Allocating Corrective Control to Mitigate Multi-agent Safety Violations Under Private Preferences
Johnathan Corbin, Sarah H. Q. Li, Jonathan Rogers
TL;DR
The paper addresses safety in multi-agent systems where agents have private preferences by pairing high-order control barrier functions ($HOCBF$) with a privacy-preserving progressive second-price ($PSP$) auction to allocate the corrective control burden as avoidance credits. It maps the safety requirement into a divisible resource and uses PSP (VCG-based payments) to compute a socially optimal, incentive-compatible allocation without revealing private valuations. After auction convergence, agents implement their assigned burden via a minimum-norm control adjustment, ensuring forward invariance of the safety set. Hardware experiments on the Robotarium with four unicycle-like robots demonstrate that the auction-based allocation preserves safety while distributing burden according to evolving private valuations, improving fairness without increasing total effort.
Abstract
We propose a novel framework that computes the corrective control efforts to ensure joint safety in multi-agent dynamical systems. This framework efficiently distributes the required corrective effort without revealing individual agents' private preferences. Our framework integrates high-order control barrier functions (HOCBFs), which enforce safety constraints with formal guarantees of safety for complex dynamical systems, with a privacy-preserving resource allocation mechanism based on the progressive second price (PSP) auction.
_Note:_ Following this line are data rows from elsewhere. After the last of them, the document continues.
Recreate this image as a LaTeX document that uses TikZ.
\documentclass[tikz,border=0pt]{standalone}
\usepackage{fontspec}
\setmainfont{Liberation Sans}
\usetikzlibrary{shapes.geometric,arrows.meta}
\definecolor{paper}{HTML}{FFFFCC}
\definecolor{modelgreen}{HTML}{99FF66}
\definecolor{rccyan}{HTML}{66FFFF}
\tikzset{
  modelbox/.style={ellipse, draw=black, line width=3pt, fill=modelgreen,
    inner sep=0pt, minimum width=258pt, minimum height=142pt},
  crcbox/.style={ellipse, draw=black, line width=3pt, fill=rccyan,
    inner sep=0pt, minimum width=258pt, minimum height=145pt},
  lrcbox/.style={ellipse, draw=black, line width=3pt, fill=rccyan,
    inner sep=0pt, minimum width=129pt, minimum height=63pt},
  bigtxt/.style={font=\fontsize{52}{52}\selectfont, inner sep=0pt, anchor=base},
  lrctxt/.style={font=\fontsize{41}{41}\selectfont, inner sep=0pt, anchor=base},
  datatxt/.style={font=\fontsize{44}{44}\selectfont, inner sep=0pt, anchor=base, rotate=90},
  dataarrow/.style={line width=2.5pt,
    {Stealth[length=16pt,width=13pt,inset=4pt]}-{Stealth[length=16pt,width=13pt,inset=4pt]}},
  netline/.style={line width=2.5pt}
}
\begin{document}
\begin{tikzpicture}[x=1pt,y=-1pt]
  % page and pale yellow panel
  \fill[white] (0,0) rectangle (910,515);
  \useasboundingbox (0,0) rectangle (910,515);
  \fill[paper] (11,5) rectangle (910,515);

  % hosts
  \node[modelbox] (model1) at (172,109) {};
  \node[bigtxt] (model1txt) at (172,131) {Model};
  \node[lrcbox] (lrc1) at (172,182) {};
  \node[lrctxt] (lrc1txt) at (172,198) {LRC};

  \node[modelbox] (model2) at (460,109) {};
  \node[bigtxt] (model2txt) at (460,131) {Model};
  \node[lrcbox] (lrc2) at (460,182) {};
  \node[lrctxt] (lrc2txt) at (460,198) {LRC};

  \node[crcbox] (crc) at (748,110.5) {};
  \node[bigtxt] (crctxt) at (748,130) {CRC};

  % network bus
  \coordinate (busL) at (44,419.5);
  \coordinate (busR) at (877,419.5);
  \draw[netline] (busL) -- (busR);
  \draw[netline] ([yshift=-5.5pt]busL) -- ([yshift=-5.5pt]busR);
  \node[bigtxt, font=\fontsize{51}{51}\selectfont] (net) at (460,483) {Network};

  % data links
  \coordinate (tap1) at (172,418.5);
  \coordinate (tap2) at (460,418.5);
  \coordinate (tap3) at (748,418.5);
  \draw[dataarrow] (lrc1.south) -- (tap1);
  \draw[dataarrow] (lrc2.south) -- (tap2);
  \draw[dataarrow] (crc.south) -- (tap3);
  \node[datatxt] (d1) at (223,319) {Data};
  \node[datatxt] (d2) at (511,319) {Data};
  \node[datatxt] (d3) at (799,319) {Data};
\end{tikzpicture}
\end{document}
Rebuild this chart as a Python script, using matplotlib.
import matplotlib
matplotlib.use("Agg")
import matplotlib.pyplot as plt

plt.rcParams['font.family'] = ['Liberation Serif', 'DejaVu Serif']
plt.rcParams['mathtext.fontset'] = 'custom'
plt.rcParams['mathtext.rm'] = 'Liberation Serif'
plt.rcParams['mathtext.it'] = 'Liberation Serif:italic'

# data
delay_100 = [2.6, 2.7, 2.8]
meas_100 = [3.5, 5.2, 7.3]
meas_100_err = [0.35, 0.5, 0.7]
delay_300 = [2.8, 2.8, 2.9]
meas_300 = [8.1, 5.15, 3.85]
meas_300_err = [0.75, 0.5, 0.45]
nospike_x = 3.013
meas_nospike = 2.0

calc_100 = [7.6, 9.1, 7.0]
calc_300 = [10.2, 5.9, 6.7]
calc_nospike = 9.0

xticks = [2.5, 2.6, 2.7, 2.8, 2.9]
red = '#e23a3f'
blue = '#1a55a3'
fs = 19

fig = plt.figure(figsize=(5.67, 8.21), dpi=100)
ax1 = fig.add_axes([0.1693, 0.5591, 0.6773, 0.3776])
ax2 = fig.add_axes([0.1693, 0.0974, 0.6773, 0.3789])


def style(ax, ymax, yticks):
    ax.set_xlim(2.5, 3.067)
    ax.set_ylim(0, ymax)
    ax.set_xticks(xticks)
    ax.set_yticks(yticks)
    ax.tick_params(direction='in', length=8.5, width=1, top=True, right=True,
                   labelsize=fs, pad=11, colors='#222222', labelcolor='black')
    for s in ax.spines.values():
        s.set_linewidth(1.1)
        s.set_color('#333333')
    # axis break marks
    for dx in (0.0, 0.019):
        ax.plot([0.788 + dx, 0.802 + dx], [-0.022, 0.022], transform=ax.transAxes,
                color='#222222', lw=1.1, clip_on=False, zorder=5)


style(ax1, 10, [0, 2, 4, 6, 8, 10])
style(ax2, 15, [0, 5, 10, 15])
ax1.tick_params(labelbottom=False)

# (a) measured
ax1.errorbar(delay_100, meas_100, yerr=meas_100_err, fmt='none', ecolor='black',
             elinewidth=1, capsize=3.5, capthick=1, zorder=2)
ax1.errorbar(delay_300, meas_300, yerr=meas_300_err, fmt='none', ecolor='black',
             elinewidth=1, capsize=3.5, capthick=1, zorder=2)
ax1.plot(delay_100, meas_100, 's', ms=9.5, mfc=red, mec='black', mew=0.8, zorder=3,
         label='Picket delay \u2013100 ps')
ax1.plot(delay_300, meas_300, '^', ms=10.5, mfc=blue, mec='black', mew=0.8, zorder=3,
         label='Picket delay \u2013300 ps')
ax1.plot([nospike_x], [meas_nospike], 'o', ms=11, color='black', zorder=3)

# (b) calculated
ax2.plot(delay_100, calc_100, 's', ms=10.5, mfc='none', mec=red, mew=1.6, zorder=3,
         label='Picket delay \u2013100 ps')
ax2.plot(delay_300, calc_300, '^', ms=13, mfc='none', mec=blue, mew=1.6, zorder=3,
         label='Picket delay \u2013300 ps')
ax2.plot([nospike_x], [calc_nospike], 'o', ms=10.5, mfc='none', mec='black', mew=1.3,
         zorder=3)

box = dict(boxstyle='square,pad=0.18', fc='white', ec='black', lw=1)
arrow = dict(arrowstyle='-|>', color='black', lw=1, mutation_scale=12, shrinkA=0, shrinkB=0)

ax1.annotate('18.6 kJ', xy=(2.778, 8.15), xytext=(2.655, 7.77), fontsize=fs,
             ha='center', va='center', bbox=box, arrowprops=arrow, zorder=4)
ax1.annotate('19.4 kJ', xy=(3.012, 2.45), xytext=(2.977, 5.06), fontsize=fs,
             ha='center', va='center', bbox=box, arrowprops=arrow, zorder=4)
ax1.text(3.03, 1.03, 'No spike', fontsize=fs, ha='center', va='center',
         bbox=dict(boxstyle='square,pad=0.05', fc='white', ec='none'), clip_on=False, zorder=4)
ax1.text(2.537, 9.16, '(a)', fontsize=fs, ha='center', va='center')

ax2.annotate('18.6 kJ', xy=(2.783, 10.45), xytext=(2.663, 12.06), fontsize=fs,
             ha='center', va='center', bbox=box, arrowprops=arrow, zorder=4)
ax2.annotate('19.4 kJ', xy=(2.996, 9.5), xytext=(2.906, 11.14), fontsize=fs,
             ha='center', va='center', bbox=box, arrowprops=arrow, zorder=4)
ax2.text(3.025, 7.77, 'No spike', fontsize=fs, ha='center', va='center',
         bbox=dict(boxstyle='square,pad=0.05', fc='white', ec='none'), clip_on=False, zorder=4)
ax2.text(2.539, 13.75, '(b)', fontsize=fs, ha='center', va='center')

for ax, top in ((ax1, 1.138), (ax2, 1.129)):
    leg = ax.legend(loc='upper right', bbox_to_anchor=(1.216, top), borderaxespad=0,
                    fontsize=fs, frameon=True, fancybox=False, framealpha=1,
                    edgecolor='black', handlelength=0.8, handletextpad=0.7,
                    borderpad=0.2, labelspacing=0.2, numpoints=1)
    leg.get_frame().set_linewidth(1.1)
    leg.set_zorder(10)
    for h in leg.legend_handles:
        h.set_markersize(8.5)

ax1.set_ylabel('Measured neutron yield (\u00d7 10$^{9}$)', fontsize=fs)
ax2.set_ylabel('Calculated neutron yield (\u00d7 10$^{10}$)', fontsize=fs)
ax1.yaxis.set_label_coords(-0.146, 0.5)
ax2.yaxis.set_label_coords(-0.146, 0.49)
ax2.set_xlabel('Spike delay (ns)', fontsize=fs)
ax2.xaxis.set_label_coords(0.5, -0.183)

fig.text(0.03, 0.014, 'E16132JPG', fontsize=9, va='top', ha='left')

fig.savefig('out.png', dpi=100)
When a joint safety constraint is violated, agents iteratively bid on new corrective efforts via 'avoidance credits' rather than explicitly solving for feasible corrective efforts that remove the safety violation. The resulting correction, determined via a second price payment rule, coincides with the socially optimal safe distribution of corrective actions. Critically, the bidding process achieves this optimal allocation efficiently and without revealing private preferences of individual agents. We demonstrate this method through multi-robot hardware experiments on the Robotarium platform.